The prospectus itself leaned into the bull case hard, citing a total addressable market of $28.5 trillion, with roughly $25.6 trillion of that attributed to artificial intelligence through xAI. Ross Gerber of Gerber Kawasaki, an existing SpaceX shareholder, called the valuation alarming given the company had been worth $400 billion just thirteen months before the IPO. He chalked the jump up to confidence in Elon Musk personally, not conventional financial metrics.
The Volatility
Why the Stock Already Trades Like a Roller Coaster
SpaceX shares closed around $161 on debut day, already well above the $135 IPO price. From there, things got wilder. The stock hit that intraday high of $225.64 on June 16, pulled back to around $153 by late June, and by mid July had slipped below its original $135 IPO price for the first time.

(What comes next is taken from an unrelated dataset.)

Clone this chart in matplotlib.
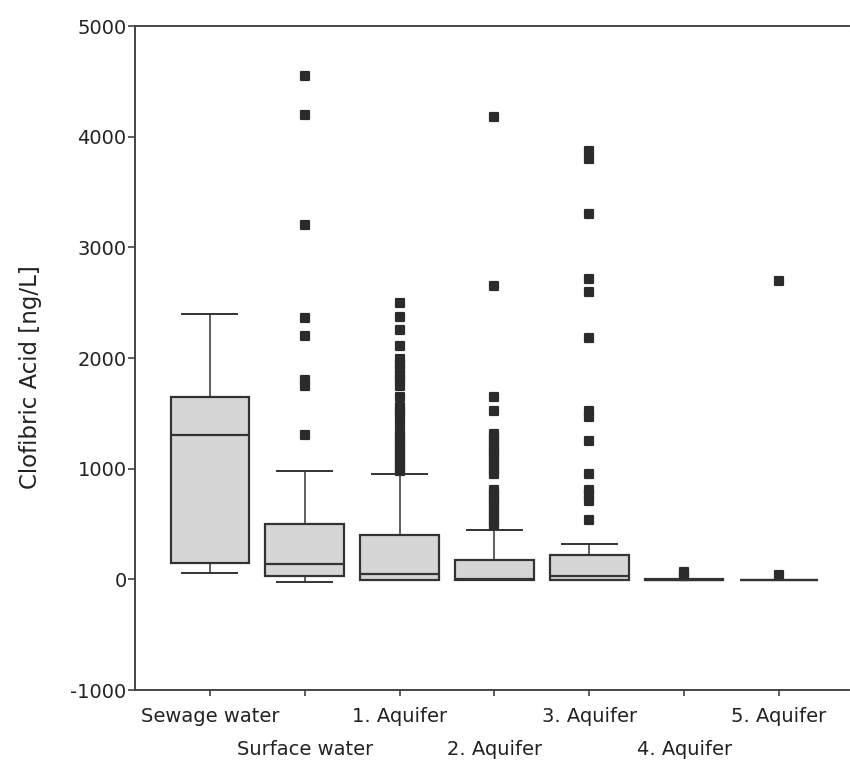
import matplotlib
matplotlib.use("Agg")
import matplotlib.pyplot as plt
from matplotlib.markers import MarkerStyle

categories = ["Sewage water", "Surface water", "1. Aquifer", "2. Aquifer",
              "3. Aquifer", "4. Aquifer", "5. Aquifer"]
whislo = [60, -20, -10, -10, -10, -10, -5]
q1 = [150, 30, -10, -10, -10, -10, -5]
med = [1300, 135, 45, 5, 30, -5, -5]
q3 = [1650, 500, 400, 175, 220, 0, -5]
whishi = [2400, 980, 950, 445, 320, 0, -5]
fliers = [
    [],
    [4550, 4200, 3200, 2360, 2200, 1800, 1750, 1300],
    [2500, 2370, 2250, 2110, 1990, 1950, 1900, 1850, 1810, 1750, 1650, 1560,
     1520, 1480, 1410, 1330, 1290, 1250, 1210, 1170, 1130, 1090, 1050, 1010, 975],
    [4180, 2650, 1650, 1520, 1310, 1270, 1230, 1190, 1150, 1110, 1070, 1030,
     990, 950, 810, 770, 730, 690, 650, 610, 570, 530, 490],
    [3870, 3800, 3300, 2710, 2600, 2180, 1520, 1470, 1250, 950, 810, 760, 710, 540],
    [70, 30],
    [2700, 40],
]
yticks = [-1000, 0, 1000, 2000, 3000, 4000, 5000]

plt.rcParams['font.family'] = ['DejaVu Sans']

fig = plt.figure(figsize=(8.5, 7.66), dpi=100)
ax = fig.add_axes([135/850, 1 - 690/766, 1 - 135/850 - 0.001, (690 - 26)/766])

stats = []
for i, c in enumerate(categories):
    stats.append(dict(label=c, whislo=whislo[i], q1=q1[i], med=med[i],
                      q3=q3[i], whishi=whishi[i], fliers=fliers[i]))

edge = '#333333'
mk = MarkerStyle('s', joinstyle='round')
ax.bxp(stats, positions=range(len(categories)), widths=0.83,
       patch_artist=True, showfliers=True,
       boxprops=dict(facecolor='#d6d6d6', edgecolor=edge, linewidth=1.6),
       medianprops=dict(color=edge, linewidth=1.6),
       whiskerprops=dict(color=edge, linewidth=1.1),
       capprops=dict(color=edge, linewidth=1.4),
       capwidths=0.58,
       flierprops=dict(marker=mk, markersize=6, markerfacecolor='#2b2b2b',
                       markeredgecolor='#2b2b2b', markeredgewidth=1.6,
                       linestyle='none'))

ax.set_xlim(-0.79, 6.74)
ax.set_ylim(-1000, 5000)
ax.set_yticks(yticks)
ax.set_yticklabels([str(v) for v in yticks], fontsize=14, color='#222222')
ax.set_xticks(range(len(categories)))
ax.set_xticklabels(categories, fontsize=14, color='#222222')
for i, t in enumerate(ax.xaxis.get_major_ticks()):
    t.set_pad(8 if i % 2 == 0 else 32)

ax.tick_params(axis='y', direction='out', length=5, width=1.1, color=edge, pad=1)
ax.tick_params(axis='x', direction='out', length=4, width=1.1, color=edge)

for s in ['left', 'bottom', 'top']:
    ax.spines[s].set_color('#444444')
    ax.spines[s].set_linewidth(1.4)
ax.spines['right'].set_visible(False)

ax.set_ylabel('Clofibric Acid [ng/L]', fontsize=16.5, color='#222222')
ax.yaxis.set_label_coords(-0.13, 0.471)

fig.savefig('out.png', dpi=100, facecolor='white')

Part of that swing traces back to Nasdaq fast tracking SpaceX into the Nasdaq 100 index, a rule change that forces index funds to buy shares on a set schedule regardless of price, and then amplifies moves once that forced buying tapers off. Part of it traces back to plain old spending. Capital expenditures hit $10.1 billion in the first quarter of 2026, versus $4.1 billion in the same quarter a year earlier, with most of that increase going toward AI infrastructure rather than rockets or satellites.

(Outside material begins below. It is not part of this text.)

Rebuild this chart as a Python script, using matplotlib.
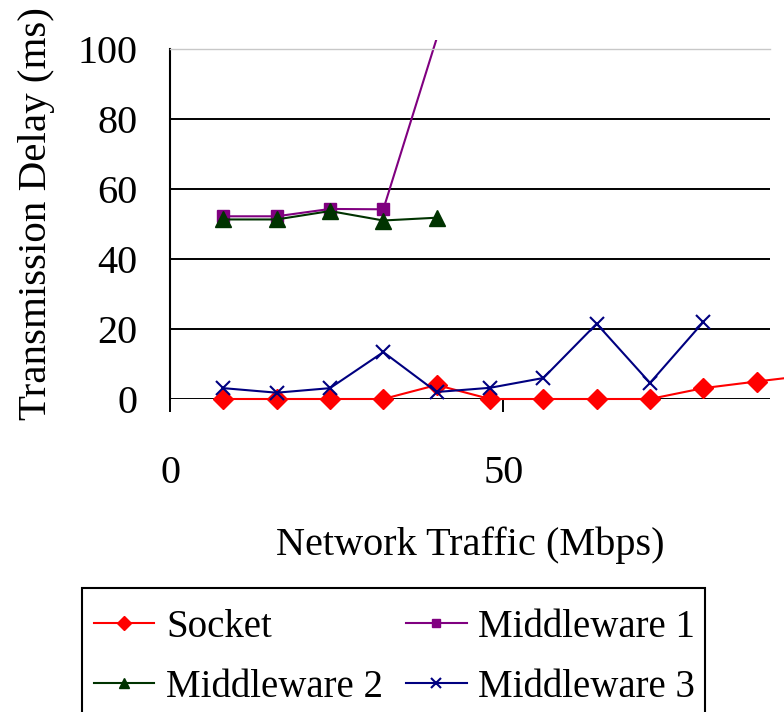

None of that makes SPCX a bad business. It makes it a volatile one, and volatility is exactly what you'd expect from a stock priced on a story that hasn't finished playing out yet.
How To Buy
How to Actually Own a Piece of This
Here's the part a lot of coverage skips. You don't need a special account or a pre IPO connection to buy SPCX now. It trades on the Nasdaq like any other public company, through whatever brokerage you already use.
That's a change from a few months ago. Musk had reportedly pushed to allocate up to 30 percent of IPO shares to retail investors, roughly three times the usual 5 to 10 percent reserved for individuals in a typical offering. Underwriters including Goldman Sachs, Morgan Stanley, BofA Securities, Citigroup, and JPMorgan ran the deal on unusually thin fees, a sign of how badly Wall Street wanted this listing. If you want space exposure without the single stock concentration, Rocket Lab remains the closest public comparable, though it trades at a steeper price to sales multiple than SPCX does.
The Verdict
So, Should You Invest in SPCX?
Here's where I land. Starlink's growth is real, its margins are real, and the launch business has a lead over competitors that will take years for anyone to close. That part of the thesis holds up on its own.
The AI segment is the part I'm not ready to bet on yet. xAI is early, expensive, and unproven at the scale the stock price already assumes, and a $1.77 trillion valuation leaves very little room for that bet to disappoint. When your bear case analyst and your bull case analyst are $50 apart on price target, and Morningstar thinks fair value might be less than half the IPO price, that's not noise. That's a real disagreement about whether the growth story is worth what you're being asked to pay for it.
If I were adding SPCX to a portfolio today, I'd treat it as a small, high conviction position tied to the space and satellite story, not a core holding I'm counting on to behave like a normal stock. I'd also wait for at least one full earnings cycle as a public company before sizing up, since a month of trading tells you about sentiment, not fundamentals.
One more thing worth saying plainly. This is analysis of public information, not personalized financial advice, and SPCX has only been trading for a few weeks. Do your own math before you commit real money.
The stock has existed for barely a month. That's long enough to see how nervous the market already is about the price tag, not nearly long enough to know if the story behind it is true.